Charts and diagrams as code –
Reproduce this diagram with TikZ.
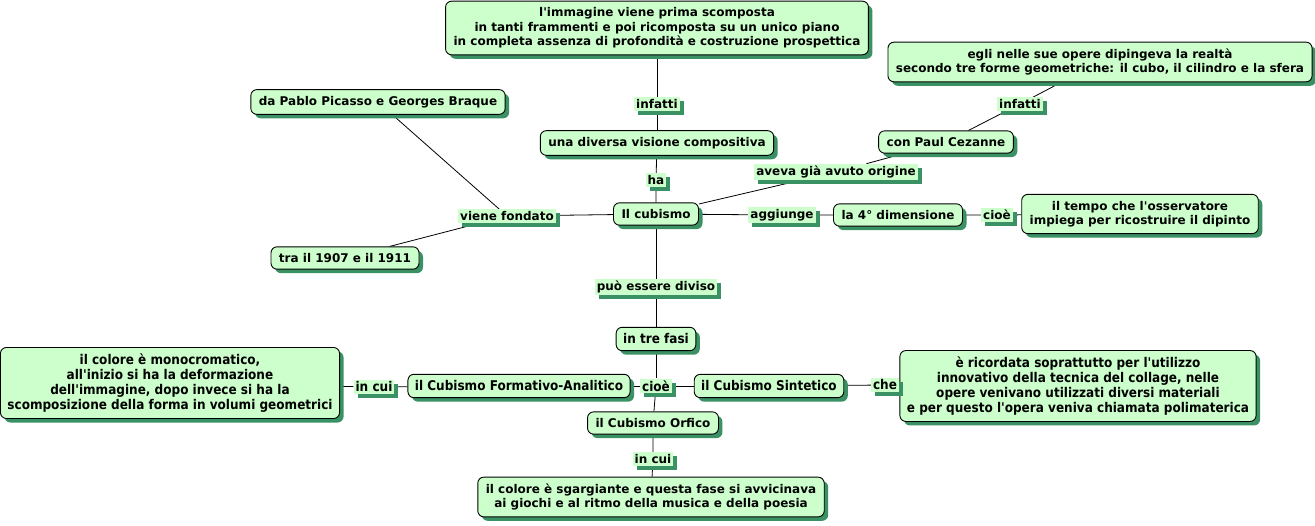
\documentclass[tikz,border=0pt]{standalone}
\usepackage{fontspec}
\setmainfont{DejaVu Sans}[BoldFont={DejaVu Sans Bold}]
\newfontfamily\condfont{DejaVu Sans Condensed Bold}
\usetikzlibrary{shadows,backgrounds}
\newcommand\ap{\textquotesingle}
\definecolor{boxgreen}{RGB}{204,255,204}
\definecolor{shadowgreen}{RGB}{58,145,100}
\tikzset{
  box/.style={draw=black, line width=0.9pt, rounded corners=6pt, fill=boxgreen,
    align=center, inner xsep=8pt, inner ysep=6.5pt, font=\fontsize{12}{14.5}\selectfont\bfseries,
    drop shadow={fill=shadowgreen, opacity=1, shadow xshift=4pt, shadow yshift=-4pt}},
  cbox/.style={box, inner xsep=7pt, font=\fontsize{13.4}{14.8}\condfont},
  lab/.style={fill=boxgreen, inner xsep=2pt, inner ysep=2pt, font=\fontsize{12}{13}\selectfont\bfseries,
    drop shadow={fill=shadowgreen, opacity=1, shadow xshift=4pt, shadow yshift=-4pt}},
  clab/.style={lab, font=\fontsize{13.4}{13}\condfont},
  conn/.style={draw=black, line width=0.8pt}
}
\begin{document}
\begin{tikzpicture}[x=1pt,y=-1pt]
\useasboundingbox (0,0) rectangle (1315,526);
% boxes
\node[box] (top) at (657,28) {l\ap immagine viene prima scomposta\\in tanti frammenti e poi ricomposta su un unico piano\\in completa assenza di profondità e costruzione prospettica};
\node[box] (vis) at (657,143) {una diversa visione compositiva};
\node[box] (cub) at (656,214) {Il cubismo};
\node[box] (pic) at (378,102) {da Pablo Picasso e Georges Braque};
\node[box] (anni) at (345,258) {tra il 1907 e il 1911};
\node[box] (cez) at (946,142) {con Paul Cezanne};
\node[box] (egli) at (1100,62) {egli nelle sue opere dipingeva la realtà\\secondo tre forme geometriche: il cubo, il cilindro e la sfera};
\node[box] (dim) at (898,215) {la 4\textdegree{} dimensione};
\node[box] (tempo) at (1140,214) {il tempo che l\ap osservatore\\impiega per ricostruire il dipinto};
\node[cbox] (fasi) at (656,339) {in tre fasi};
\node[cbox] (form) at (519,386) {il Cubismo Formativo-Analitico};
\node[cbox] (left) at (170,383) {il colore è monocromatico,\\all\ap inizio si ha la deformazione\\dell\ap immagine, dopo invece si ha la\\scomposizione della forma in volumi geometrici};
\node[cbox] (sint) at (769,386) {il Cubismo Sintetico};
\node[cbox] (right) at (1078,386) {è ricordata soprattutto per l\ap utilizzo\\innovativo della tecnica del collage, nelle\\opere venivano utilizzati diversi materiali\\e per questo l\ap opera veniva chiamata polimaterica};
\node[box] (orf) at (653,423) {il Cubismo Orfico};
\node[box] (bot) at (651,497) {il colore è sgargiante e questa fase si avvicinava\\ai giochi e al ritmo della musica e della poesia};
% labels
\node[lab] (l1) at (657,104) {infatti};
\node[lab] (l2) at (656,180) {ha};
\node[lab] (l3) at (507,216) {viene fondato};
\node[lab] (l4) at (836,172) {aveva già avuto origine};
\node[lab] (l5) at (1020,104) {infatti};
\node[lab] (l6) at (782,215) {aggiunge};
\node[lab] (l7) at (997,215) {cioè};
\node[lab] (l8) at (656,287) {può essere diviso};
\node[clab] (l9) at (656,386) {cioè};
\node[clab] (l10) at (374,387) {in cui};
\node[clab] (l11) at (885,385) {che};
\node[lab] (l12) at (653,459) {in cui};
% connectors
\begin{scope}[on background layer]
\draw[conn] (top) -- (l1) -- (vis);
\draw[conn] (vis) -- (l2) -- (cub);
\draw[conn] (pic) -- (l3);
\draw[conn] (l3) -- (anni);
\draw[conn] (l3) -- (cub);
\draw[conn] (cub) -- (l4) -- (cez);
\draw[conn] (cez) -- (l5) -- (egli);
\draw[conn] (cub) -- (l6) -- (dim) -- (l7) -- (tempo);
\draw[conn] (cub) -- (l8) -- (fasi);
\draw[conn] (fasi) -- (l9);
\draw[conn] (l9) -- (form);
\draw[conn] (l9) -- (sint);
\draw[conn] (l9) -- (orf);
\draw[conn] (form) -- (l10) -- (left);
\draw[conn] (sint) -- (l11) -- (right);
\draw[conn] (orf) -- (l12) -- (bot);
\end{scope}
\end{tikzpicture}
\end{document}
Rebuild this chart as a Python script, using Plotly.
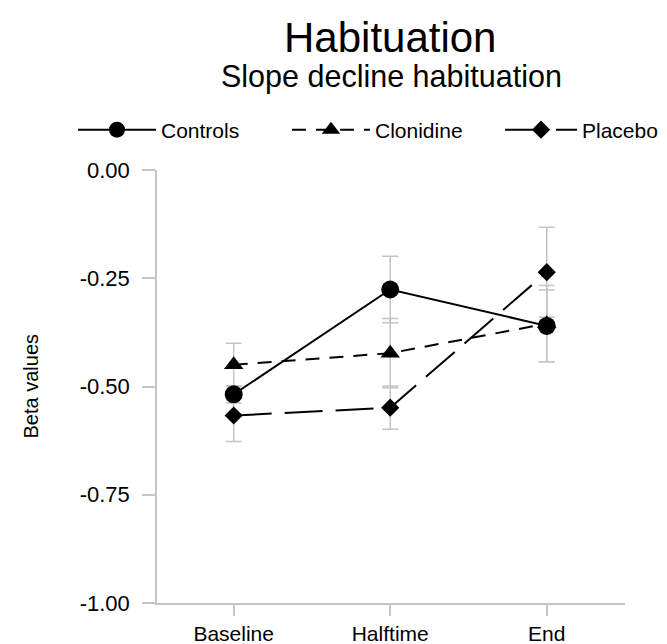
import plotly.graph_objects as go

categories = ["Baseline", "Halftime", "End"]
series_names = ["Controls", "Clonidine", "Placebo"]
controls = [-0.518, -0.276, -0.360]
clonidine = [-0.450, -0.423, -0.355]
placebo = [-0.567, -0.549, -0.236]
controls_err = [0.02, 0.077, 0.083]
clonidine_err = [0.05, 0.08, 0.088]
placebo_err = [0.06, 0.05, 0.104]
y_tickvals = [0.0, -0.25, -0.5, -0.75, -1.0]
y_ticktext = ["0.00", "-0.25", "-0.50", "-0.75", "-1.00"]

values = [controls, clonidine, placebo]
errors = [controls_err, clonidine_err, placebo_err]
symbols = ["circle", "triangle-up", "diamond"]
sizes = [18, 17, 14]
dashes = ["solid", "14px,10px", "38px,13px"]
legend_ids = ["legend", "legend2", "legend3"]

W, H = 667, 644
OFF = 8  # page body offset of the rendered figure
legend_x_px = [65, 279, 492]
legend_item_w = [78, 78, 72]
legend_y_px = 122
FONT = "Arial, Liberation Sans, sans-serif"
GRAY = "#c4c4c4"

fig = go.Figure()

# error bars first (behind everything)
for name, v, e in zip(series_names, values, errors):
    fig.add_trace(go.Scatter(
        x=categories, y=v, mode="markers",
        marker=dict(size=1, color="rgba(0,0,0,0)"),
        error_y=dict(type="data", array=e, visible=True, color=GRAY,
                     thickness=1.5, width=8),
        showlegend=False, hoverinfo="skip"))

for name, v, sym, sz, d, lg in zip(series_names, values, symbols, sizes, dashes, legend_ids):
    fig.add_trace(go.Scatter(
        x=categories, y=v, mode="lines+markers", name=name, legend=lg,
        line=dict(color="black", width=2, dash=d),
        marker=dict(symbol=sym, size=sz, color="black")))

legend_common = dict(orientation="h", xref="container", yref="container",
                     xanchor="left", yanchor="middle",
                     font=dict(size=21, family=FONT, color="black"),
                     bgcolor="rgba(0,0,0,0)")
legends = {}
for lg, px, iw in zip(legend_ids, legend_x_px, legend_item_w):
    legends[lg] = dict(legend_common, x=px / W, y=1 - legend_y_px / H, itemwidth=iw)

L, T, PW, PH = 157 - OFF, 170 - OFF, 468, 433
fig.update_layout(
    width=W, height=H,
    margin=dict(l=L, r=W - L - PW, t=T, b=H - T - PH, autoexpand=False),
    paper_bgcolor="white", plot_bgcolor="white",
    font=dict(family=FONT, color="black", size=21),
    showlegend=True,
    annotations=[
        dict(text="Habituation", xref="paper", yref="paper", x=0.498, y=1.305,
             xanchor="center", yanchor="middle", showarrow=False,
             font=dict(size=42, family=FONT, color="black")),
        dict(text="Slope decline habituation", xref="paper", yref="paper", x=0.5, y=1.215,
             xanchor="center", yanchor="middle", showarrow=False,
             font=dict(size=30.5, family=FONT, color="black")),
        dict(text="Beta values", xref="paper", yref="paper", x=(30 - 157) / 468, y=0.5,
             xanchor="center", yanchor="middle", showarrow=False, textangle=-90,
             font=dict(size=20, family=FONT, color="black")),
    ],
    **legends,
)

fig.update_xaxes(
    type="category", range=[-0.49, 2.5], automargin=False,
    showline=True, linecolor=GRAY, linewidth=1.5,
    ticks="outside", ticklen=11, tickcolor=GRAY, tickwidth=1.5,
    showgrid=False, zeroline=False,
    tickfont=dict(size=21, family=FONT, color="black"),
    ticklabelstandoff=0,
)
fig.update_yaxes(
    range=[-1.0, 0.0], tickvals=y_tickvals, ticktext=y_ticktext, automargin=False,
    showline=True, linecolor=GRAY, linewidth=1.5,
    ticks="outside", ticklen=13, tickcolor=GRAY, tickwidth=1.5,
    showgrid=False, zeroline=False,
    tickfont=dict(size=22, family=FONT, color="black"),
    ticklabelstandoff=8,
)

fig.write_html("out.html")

Set problem – Wherever "this" shows up in a line, copy that line.

Finished answer –
Reproduce this diagram with TikZ.
Rebuild this chart as a Python script, using Plotly.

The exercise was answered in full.